Let $k \in \set {k \in \Z: 0 \le k \le n}$.
Let us form a partition of a (finite) set $S$ with cardinality $n + 1$ such that one component has $n + 1 - k > 0$ elements.
We can do this by first choosing $1$ element from $S$. We put this element into that single component.
Then choose $k$ more elements from $S$, and let the remaining $n - k$ elements be put into the same component as the first element.
From Cardinality of Set of Subsets and the definition of binomial coefficient, there are $\dbinom n k$ ways to do this.
For the chosen $k$ elements, there are $B_k$ ways to partition them.
Thus there are $\dbinom n k B_k$ possible partitions for $S$:
- $\dbinom n k$ of selecting $n - k$ elements to form one component with the one singled-out element
- for each of these, $B_k$ ways to partition the remaining $k$ elements.

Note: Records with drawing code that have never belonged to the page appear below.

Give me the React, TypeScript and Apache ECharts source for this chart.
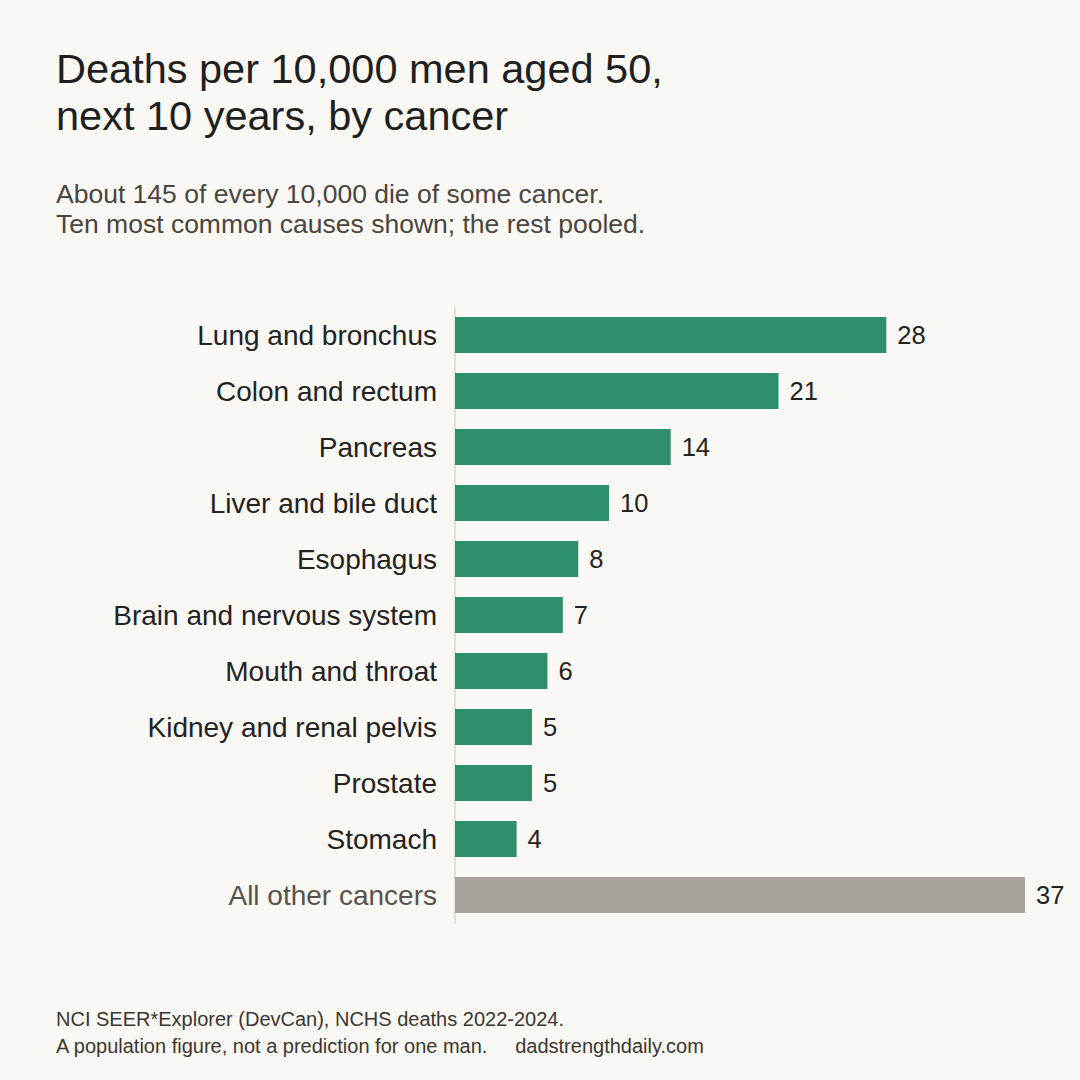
import { useEffect, useRef } from "react";
import * as echarts from "echarts";

const categories = [
  "Lung and bronchus",
  "Colon and rectum",
  "Pancreas",
  "Liver and bile duct",
  "Esophagus",
  "Brain and nervous system",
  "Mouth and throat",
  "Kidney and renal pelvis",
  "Prostate",
  "Stomach",
  "All other cancers",
];
const deaths = [28, 21, 14, 10, 8, 7, 6, 5, 5, 4, 37];
const pooledLabel = "All other cancers";

const titleLines = ["Deaths per 10,000 men aged 50,", "next 10 years, by cancer"];
const subtitleLines = [
  "About 145 of every 10,000 die of some cancer.",
  "Ten most common causes shown; the rest pooled.",
];
const footerLines = [
  "NCI SEER*Explorer (DevCan), NCHS deaths 2022-2024.",
  "A population figure, not a prediction for one man.     dadstrengthdaily.com",
];

const FONT = "'Liberation Sans', Arial, sans-serif";
const GREEN = "#2e8f6b";
const GREY = "#a8a39c";

export default function App() {
  const ref = useRef<HTMLDivElement | null>(null);

  useEffect(() => {
    if (!ref.current) return;
    const chart = echarts.init(ref.current, null, { renderer: "svg" });

    const textLines = (lines: string[], y0: number, step: number, size: number, color: string) =>
      lines.map((t, i) => ({
        type: "text",
        left: 56,
        top: y0 + i * step,
        style: { text: t, fontSize: size, fontFamily: FONT, fill: color },
      }));

    chart.setOption({
      animation: false,
      backgroundColor: "#f9f8f4",
      textStyle: { fontFamily: FONT },
      grid: { left: 455, right: 55, top: 307, bottom: 157 },
      xAxis: {
        type: "value",
        min: 0,
        max: 37,
        show: false,
      },
      yAxis: {
        type: "category",
        inverse: true,
        data: categories.map((c) => ({
          value: c,
          textStyle: { color: c === pooledLabel ? "#57524c" : "#222" },
        })),
        axisTick: { show: false },
        axisLine: { show: true, lineStyle: { color: "#e2dfd8", width: 2 } },
        axisLabel: { fontSize: 28, margin: 18, fontFamily: FONT },
      },
      series: [
        {
          type: "bar",
          barWidth: 36,
          data: deaths.map((v, i) => ({
            value: v,
            itemStyle: { color: categories[i] === pooledLabel ? GREY : GREEN },
          })),
          label: {
            show: true,
            position: "right",
            distance: 11,
            fontSize: 25.5,
            color: "#222",
            fontFamily: FONT,
          },
        },
      ],
      graphic: [
        ...textLines(titleLines, 47, 47, 41.5, "#1f1f1f"),
        ...textLines(subtitleLines, 180, 30, 26.5, "#4a4540"),
        ...textLines(footerLines, 1009, 27, 20, "#3a3631"),
      ],
    });

    return () => chart.dispose();
  }, []);

  return (
    <div
      ref={ref}
      style={{ position: "fixed", left: 0, top: 0, width: 1080, height: 1080 }}
    />
  );
}
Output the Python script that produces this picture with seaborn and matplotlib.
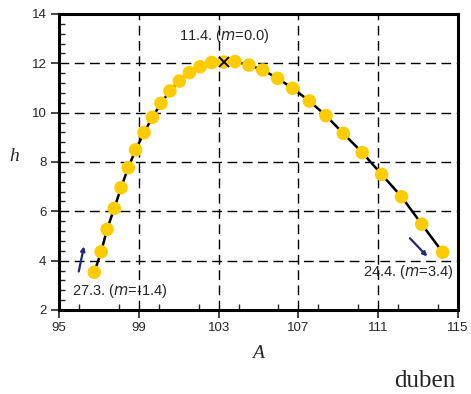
import matplotlib
matplotlib.use("Agg")
import matplotlib.pyplot as plt
import seaborn as sns
import pandas as pd
from matplotlib.ticker import MultipleLocator

# data
A = [96.77, 97.11, 97.41, 97.77, 98.11, 98.47, 98.84, 99.26, 99.68, 100.11,
     100.56, 101.03, 101.53, 102.07, 102.65, 103.27, 103.82, 104.52, 105.21,
     105.96, 106.71, 107.55, 108.38, 109.25, 110.2, 111.17, 112.17, 113.18, 114.23]
h = [3.53, 4.36, 5.27, 6.12, 6.96, 7.77, 8.49, 9.19, 9.81, 10.38,
     10.88, 11.28, 11.62, 11.86, 12.03, 12.05, 12.07, 11.93, 11.73,
     11.39, 10.99, 10.47, 9.88, 9.16, 8.38, 7.50, 6.59, 5.48, 4.34]
peak = (103.27, 12.05)
x_ticks = [95, 99, 103, 107, 111, 115]
y_ticks = [2, 4, 6, 8, 10, 12, 14]
labels = ["11.4. ($\\it{m}$=0.0)", "27.3. ($\\it{m}$=-1.4)", "24.4. ($\\it{m}$=3.4)"]

df = pd.DataFrame({"A": A, "h": h})

sns.set_style("white")
plt.rcParams["font.family"] = ["Liberation Sans", "DejaVu Sans"]

fig = plt.figure(figsize=(4.71, 3.94), dpi=100)
ax = fig.add_axes([0.1253, 0.2132, 0.9724 - 0.1253, 0.9645 - 0.2132])

sns.lineplot(data=df, x="A", y="h", sort=False, color="black", lw=1.8, ax=ax, zorder=2)
sns.scatterplot(data=df, x="A", y="h", color="#FFCC00", s=95, edgecolor="none",
                marker="o", ax=ax, zorder=3)
ax.plot([peak[0]], [peak[1]], marker="x", color="black", ms=6.5, mew=1.3, zorder=4)

ax.set_xlim(95, 115)
ax.set_ylim(2, 14)
ax.set_xticks(x_ticks)
ax.set_yticks(y_ticks)
ax.xaxis.set_minor_locator(MultipleLocator(2))
ax.yaxis.set_minor_locator(MultipleLocator(0.4))
ax.tick_params(which="major", direction="out", length=6, width=1.2, labelsize=9.5, pad=3,
               bottom=True, left=True)
ax.tick_params(which="minor", direction="in", length=4, width=1.0, bottom=True, left=True)

for v in x_ticks[1:-1]:
    ax.axvline(v, color="black", lw=1.0, ls=(0, (7, 4)), zorder=1)
for v in y_ticks[1:-1]:
    ax.axhline(v, color="black", lw=1.0, ls=(0, (7, 4)), zorder=1)

for s in ax.spines.values():
    s.set_visible(True)
    s.set_linewidth(2.2)
    s.set_color("black")

ax.set_xlabel("")
ax.set_ylabel("")
fig.text(14 / 471, 1 - 157 / 394, "h", fontsize=14, style="italic",
         family="Liberation Serif", ha="center", va="center")
fig.text(258 / 471, 1 - 353 / 394, "A", fontsize=14, style="italic",
         family="Liberation Serif", ha="center", va="center")
fig.text(425 / 471, 1 - 381 / 394, "duben", fontsize=18,
         family="Liberation Serif", ha="center", va="center")

ax.text(103.3, 13.1, labels[0], fontsize=10.5, ha="center", va="center")
ax.text(95.65, 2.75, labels[1], fontsize=10.5, ha="left", va="center")
ax.text(114.8, 3.55, labels[2], fontsize=10.5, ha="right", va="center")

ax.annotate("", xy=(96.25, 4.58), xytext=(95.99, 3.56),
            arrowprops=dict(arrowstyle="-|>", color="#1F2A7A", lw=1.6,
                            mutation_scale=6, shrinkA=0, shrinkB=0))
ax.annotate("", xy=(113.46, 4.17), xytext=(112.59, 4.91),
            arrowprops=dict(arrowstyle="-|>", color="#1F2A7A", lw=1.6,
                            mutation_scale=6, shrinkA=0, shrinkB=0))

fig.savefig("out.png", dpi=100)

Summing the number of ways to do this over all possible $k$:
- $\ds B_{n + 1} = \sum_{k \mathop = 0}^n \dbinom n k B_k$
$\blacksquare$
Illustration
We have:
- $B_{n + 1} = \ds \sum_{k \mathop = 0}^n \dbinom n k B_k$
Let $n = 3$.
Then:
\(\ds B_4\) | \(=\) | \(\ds \sum_{k \mathop = 0}^3 \dbinom 3 k B_k\) | ||||||||||||
\(\ds \) | \(=\) | \(\ds B_0 + 3 B_1 + 3 B_2 + B_3\) | ||||||||||||
\(\text {(1)}: \quad\) | \(\ds \) | \(=\) | \(\ds 1 + 3 + 6 + 5\) |
Let $S = \set {a, b, c, d}$.
The $1$ in $(1)$ represents all of the elements combined ($B_0 = 1$):
- $\set {a, b, c, d}$
The $3$ in $(1)$ represents the sets where element $d$ is part of a triplet ($3 B_1 = 3$):
- $\set {\set a \set {b, c, d} }$
- $\set {\set b \set {a, c, d} }$
- $\set {\set c \set {a, b, d} }$
The $6$ in $(1)$ represents the sets where element $d$ is part of a couple ($3 B_2 = 6$):
- $\set {\set {a, d} \set {b, c} }$
- $\set {\set {a, d} \set b \set c}$
- $\set {\set {b, d} \set {a, c} }$
- $\set {\set {b, d} \set a \set c}$
- $\set {\set {c, d} \set {a, b} }$
- $\set {\set {c, d} \set a \set b}$
Finally, the $5$ in $(1)$ represents where element $d$ is by itself and the remaining $3$ elements are partitioned ($B_3 = 5$):
- $\set {\set d, \set {a, b, c} }$
- $\set {\set d, \set a, \set {b, c} }$
- $\set {\set d, \set b, \set {a, c} }$
- $\set {\set d, \set c, \set {a, b} }$
- $\set {\set d, \set a, \set b, \set c}$